Analysis of Microstructural Transformations Induced by Thermal Aging of Co-Cr-Ni-W-C Alloy Deposits and Their Impact on Corrosion Behavior in a 3.5% NaCl Medium

This paper presents a study on the microstructural evolution of deposits based on the stellite F alloy during temperature aging and consequently its effect on corrosion resistance in 3.5% NaCl medium. The deposits were made by transferred arc plasma (PTA) spraying on an austenitic steel substrate. Heat aging treatments were carried out at 950 °C for durations ranging from 50 to 500 h. The microstructural study was performed using scanning electron microscopy coupled with energy dispersive spectrometry and the x-ray diffraction technique allowed the identification of the phases. Quantitative chemical analyses of each phase were performed using the CAMECA X50 microprobe and the electron energy loss spectrometer on a transmission electron microscope. The electrochemical behavior was achieved by monitoring the open-circuit potential and plotting the potentiodynamic and cyclic polarization curves.
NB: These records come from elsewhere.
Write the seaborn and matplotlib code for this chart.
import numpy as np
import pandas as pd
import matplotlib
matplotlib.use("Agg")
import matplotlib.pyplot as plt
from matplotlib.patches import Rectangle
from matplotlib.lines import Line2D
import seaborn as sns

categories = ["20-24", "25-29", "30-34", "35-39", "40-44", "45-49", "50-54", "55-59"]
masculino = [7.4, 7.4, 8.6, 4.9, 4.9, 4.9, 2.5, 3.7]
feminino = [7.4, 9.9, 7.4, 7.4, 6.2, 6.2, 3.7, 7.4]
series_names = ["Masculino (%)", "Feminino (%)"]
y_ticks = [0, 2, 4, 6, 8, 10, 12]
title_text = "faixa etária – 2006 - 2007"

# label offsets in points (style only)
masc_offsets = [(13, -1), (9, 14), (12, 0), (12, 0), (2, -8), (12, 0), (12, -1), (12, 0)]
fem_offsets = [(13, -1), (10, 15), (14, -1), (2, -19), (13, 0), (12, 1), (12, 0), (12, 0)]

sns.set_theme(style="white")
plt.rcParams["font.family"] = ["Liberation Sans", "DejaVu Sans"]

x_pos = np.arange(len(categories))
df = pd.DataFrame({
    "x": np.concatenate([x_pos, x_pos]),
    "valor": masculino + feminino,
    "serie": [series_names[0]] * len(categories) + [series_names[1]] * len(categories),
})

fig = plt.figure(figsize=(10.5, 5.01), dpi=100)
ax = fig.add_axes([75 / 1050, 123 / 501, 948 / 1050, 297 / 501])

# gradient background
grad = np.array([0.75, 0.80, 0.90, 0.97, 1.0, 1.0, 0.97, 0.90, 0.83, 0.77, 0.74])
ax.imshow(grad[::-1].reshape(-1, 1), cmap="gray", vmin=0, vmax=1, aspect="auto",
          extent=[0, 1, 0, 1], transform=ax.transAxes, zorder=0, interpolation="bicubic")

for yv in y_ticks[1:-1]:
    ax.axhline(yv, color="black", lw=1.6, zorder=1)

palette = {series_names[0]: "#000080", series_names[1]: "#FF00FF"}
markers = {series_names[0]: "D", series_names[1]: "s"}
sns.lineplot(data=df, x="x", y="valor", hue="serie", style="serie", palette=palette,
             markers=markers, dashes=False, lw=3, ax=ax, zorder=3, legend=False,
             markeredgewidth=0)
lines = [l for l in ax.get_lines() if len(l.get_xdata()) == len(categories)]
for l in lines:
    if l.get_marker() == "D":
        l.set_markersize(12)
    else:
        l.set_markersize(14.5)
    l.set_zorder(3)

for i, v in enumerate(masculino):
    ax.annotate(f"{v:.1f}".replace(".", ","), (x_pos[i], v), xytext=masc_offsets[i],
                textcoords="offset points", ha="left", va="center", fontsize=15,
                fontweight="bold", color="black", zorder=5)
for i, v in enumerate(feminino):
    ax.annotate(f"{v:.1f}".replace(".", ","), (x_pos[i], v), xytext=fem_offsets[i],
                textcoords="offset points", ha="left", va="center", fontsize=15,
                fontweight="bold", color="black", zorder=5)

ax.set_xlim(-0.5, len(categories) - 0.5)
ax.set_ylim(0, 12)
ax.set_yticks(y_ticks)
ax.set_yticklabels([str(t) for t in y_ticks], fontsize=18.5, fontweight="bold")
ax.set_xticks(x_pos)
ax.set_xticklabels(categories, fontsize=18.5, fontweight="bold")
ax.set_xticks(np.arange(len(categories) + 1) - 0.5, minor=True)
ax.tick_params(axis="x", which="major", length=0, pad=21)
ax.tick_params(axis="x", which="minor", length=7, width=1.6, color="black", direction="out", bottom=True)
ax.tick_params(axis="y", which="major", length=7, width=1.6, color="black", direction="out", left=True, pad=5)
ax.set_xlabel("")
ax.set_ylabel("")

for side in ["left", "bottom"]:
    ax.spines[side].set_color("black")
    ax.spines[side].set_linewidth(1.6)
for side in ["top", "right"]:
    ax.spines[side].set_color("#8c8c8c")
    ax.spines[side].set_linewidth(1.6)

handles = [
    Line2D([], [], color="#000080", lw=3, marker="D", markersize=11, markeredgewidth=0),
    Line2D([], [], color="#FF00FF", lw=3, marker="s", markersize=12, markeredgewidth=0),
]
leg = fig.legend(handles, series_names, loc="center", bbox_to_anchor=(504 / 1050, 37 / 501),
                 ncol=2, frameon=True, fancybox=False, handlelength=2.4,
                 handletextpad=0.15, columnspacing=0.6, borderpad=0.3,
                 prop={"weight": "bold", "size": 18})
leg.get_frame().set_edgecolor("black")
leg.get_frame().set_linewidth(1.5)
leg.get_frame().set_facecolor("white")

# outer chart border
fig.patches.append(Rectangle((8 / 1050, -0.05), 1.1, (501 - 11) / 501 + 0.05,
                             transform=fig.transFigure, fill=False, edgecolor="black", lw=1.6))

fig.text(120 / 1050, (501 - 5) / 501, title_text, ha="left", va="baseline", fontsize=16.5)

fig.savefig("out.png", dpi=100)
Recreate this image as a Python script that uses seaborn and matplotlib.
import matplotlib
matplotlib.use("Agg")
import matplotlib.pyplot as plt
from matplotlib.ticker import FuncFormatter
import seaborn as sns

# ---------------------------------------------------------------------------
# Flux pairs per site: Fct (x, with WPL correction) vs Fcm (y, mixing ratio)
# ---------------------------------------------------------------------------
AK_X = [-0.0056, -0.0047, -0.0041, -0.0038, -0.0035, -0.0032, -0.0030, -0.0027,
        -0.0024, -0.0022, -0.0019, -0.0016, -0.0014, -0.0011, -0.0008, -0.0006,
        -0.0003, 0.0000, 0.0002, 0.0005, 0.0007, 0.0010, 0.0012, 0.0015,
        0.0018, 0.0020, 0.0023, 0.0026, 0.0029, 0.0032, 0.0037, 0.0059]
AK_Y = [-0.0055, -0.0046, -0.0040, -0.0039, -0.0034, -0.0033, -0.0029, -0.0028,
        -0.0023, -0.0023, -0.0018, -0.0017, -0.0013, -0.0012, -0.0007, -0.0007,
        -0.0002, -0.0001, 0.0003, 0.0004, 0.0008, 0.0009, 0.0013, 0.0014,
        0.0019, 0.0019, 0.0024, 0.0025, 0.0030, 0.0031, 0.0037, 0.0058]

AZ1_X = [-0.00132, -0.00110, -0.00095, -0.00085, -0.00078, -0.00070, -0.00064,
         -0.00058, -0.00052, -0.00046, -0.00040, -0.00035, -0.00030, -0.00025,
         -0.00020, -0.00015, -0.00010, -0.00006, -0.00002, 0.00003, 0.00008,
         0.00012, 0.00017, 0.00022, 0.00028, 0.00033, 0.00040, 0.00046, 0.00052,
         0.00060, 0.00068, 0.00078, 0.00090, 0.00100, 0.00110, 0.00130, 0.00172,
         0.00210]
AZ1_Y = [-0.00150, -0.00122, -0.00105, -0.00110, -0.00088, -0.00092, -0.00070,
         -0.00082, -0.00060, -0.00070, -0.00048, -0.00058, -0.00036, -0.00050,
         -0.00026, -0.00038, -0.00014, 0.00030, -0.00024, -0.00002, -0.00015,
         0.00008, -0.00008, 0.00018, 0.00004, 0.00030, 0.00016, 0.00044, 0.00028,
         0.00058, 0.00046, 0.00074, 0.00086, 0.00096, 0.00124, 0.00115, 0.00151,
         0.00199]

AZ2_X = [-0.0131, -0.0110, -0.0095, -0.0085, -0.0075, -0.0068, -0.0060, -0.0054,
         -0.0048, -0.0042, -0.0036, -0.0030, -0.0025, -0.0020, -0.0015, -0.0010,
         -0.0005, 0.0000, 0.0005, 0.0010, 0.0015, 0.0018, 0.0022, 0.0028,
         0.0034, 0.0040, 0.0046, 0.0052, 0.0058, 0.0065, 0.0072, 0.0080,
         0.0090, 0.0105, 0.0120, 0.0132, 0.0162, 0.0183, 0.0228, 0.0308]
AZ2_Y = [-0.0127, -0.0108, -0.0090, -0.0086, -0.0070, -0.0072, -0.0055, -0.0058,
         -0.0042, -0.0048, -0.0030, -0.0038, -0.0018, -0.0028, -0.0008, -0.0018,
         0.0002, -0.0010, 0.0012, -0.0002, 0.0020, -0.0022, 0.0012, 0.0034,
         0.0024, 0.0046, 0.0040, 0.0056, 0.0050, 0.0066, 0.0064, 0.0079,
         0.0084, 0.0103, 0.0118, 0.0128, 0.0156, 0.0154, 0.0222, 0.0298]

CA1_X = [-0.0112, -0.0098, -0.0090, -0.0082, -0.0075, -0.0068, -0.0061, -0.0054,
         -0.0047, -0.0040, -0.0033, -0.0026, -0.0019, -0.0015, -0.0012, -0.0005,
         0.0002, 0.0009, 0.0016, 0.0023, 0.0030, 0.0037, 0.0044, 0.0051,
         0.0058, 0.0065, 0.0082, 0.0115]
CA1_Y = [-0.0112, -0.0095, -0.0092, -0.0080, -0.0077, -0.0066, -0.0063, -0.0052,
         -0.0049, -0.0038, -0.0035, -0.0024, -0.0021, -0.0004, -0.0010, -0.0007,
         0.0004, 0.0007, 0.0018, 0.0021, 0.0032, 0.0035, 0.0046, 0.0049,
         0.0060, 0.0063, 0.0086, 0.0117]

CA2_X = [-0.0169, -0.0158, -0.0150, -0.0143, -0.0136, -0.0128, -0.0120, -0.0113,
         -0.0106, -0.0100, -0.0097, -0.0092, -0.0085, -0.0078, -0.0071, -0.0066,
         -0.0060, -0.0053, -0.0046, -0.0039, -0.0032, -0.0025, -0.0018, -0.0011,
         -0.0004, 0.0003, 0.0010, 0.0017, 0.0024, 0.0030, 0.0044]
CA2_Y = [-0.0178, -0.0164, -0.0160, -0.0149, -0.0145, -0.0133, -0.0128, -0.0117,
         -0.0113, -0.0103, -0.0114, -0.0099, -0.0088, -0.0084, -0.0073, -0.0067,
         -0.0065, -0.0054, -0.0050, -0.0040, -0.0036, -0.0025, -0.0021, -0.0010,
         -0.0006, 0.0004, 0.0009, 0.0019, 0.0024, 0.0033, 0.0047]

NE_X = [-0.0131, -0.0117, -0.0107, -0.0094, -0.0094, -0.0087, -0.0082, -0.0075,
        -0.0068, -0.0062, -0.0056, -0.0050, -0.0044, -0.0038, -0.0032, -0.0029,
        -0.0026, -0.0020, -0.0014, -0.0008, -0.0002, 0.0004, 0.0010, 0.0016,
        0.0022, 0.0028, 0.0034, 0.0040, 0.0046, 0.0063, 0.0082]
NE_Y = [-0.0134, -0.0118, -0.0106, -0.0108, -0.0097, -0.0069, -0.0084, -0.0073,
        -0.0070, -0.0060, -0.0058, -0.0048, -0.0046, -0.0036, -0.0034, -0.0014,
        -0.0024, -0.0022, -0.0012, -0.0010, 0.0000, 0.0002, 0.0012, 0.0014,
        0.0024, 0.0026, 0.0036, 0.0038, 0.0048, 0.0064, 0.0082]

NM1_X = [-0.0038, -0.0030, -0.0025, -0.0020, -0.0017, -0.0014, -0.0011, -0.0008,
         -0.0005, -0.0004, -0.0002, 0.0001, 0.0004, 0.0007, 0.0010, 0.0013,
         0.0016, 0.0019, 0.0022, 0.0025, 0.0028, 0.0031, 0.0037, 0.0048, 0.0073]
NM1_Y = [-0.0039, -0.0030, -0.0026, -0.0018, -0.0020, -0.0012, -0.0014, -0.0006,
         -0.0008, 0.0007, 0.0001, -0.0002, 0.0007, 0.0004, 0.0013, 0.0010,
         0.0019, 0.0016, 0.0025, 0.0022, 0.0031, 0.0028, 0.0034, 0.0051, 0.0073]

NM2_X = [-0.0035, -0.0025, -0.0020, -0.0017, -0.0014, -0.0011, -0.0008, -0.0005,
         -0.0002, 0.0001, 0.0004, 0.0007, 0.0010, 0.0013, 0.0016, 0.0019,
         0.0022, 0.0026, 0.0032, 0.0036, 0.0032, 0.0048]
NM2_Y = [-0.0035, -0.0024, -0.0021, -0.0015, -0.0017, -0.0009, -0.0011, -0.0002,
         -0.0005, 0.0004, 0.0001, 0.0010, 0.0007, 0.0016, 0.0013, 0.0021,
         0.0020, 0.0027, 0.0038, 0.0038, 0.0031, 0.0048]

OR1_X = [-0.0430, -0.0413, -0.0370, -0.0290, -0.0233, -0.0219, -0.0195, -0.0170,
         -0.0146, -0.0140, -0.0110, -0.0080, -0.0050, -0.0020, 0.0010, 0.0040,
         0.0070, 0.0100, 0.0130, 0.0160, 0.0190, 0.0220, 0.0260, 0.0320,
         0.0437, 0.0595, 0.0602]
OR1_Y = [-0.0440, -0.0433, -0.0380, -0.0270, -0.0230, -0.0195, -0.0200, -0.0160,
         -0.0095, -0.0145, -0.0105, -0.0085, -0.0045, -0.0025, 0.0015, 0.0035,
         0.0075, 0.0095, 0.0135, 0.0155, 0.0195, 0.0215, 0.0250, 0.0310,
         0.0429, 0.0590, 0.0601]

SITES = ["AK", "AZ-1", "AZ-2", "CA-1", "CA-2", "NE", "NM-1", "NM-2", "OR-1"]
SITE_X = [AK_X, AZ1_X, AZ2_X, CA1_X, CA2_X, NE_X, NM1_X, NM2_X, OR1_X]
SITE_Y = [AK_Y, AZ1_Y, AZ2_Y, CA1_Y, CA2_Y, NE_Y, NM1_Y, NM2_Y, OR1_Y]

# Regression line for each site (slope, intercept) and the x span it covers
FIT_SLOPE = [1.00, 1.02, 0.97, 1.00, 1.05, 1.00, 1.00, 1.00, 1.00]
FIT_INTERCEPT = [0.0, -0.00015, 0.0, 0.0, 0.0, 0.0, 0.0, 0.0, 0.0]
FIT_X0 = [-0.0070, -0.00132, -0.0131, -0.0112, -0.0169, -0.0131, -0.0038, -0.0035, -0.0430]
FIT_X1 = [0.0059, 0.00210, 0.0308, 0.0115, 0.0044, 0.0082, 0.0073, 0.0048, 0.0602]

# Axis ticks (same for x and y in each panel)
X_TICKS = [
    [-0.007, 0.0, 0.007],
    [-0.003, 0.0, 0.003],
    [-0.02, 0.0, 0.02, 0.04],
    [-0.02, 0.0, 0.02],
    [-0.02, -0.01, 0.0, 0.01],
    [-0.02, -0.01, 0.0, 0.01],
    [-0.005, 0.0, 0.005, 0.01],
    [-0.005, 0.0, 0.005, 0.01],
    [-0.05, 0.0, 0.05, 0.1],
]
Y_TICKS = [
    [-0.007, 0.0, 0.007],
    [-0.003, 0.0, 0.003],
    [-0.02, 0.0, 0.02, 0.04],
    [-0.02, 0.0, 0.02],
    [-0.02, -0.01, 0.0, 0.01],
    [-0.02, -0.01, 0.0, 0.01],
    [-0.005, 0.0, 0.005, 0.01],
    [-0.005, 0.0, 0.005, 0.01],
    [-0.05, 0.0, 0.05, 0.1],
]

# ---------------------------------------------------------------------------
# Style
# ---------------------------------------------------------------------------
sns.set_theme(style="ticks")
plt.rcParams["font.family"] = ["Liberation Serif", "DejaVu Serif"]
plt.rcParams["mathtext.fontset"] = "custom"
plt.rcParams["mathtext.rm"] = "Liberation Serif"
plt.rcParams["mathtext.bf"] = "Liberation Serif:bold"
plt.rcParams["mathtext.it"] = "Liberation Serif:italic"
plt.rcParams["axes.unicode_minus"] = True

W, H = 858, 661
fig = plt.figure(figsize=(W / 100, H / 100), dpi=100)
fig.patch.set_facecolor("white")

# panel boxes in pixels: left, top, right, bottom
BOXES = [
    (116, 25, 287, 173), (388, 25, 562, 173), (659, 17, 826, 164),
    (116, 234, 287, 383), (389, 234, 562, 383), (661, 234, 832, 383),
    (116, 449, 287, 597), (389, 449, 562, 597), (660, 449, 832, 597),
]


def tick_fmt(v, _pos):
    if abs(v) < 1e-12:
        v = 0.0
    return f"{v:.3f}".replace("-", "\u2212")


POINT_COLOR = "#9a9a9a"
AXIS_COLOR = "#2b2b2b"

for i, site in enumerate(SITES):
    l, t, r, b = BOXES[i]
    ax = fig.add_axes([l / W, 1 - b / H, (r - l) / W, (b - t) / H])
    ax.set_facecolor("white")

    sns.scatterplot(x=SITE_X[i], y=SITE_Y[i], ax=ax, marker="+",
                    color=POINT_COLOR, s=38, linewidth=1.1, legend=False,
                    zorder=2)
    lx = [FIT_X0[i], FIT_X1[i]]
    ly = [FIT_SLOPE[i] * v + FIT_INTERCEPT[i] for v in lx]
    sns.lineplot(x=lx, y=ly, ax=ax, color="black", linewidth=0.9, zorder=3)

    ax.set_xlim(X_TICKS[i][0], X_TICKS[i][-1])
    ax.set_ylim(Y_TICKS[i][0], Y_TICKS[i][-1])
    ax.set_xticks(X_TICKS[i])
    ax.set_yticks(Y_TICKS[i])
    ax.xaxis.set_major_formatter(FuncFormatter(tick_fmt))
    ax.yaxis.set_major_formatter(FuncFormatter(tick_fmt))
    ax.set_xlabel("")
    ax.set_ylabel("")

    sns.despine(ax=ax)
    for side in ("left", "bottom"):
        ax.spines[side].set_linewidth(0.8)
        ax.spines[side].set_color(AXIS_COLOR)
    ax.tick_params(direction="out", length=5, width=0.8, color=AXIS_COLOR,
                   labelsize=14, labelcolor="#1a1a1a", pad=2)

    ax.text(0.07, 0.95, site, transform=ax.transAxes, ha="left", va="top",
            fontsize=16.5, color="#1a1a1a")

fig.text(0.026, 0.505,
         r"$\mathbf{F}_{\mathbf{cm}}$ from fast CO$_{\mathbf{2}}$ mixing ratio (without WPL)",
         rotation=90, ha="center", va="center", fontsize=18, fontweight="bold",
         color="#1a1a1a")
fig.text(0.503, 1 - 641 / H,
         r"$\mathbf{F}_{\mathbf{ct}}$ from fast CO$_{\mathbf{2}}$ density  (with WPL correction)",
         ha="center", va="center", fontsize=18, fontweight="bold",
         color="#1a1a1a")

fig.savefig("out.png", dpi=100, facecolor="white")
The electrochemical parameters of the aged bare and coated samples, in aqueous solution of NaCl 3.5% at 298 K, are derived from the polarization curves. The results of the microstructural study show a significant evolution of the microstructure of the deposits during heat treatments, marked by the decomposition of M₇C₃ carbides and the precipitation of M₂₃C₆ and M₆C secondary carbides in the matrix. The presence of these carbides and the enrichment of the matrix in Cr improve the protective properties of the passive film formed, and consequently, the corrosion resistance of stellite alloy deposits.